##### Information shown #####

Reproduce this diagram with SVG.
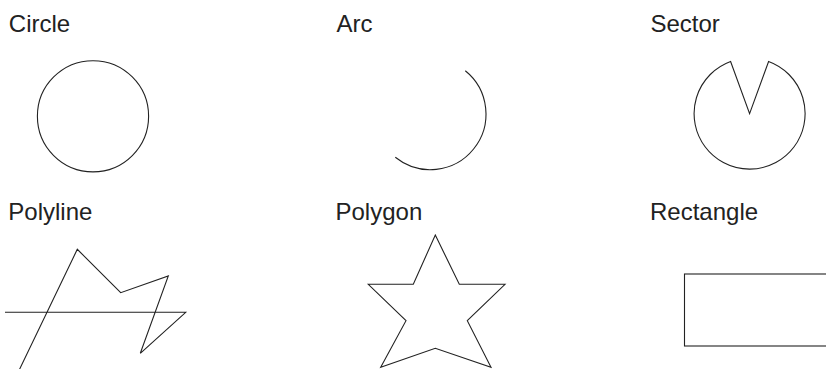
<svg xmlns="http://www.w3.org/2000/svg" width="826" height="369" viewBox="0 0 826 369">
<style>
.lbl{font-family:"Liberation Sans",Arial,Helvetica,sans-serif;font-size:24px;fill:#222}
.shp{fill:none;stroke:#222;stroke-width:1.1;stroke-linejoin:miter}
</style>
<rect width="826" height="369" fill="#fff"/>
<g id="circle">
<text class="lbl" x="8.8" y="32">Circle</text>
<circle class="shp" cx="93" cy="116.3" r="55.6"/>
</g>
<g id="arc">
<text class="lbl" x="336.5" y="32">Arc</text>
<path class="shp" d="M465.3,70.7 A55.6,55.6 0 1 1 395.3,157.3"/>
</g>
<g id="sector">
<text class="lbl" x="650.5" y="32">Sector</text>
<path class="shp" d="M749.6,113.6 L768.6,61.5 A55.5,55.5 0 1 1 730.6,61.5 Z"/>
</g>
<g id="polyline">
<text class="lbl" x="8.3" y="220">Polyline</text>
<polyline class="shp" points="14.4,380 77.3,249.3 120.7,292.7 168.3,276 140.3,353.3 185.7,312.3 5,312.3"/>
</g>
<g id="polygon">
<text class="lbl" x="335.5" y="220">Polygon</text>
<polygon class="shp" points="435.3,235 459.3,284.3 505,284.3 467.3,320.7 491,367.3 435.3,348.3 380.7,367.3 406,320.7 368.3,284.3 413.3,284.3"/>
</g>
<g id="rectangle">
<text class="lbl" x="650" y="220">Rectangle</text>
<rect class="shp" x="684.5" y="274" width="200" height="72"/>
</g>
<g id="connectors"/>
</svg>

#####

- _What the task requires_
Produce an exact copy of each line of data, skipping embedded images.

- _Output for this task_
Reproduce this diagram with SVG.
<svg xmlns="http://www.w3.org/2000/svg" width="826" height="369" viewBox="0 0 826 369">
<style>
.lbl{font-family:"Liberation Sans",Arial,Helvetica,sans-serif;font-size:24px;fill:#222}
.shp{fill:none;stroke:#222;stroke-width:1.1;stroke-linejoin:miter}
</style>
<rect width="826" height="369" fill="#fff"/>
<g id="circle">
<text class="lbl" x="8.8" y="32">Circle</text>
<circle class="shp" cx="93" cy="116.3" r="55.6"/>
</g>
<g id="arc">
<text class="lbl" x="336.5" y="32">Arc</text>
<path class="shp" d="M465.3,70.7 A55.6,55.6 0 1 1 395.3,157.3"/>
</g>
<g id="sector">
<text class="lbl" x="650.5" y="32">Sector</text>
<path class="shp" d="M749.6,113.6 L768.6,61.5 A55.5,55.5 0 1 1 730.6,61.5 Z"/>
</g>
<g id="polyline">
<text class="lbl" x="8.3" y="220">Polyline</text>
<polyline class="shp" points="14.4,380 77.3,249.3 120.7,292.7 168.3,276 140.3,353.3 185.7,312.3 5,312.3"/>
</g>
<g id="polygon">
<text class="lbl" x="335.5" y="220">Polygon</text>
<polygon class="shp" points="435.3,235 459.3,284.3 505,284.3 467.3,320.7 491,367.3 435.3,348.3 380.7,367.3 406,320.7 368.3,284.3 413.3,284.3"/>
</g>
<g id="rectangle">
<text class="lbl" x="650" y="220">Rectangle</text>
<rect class="shp" x="684.5" y="274" width="200" height="72"/>
</g>
<g id="connectors"/>
</svg>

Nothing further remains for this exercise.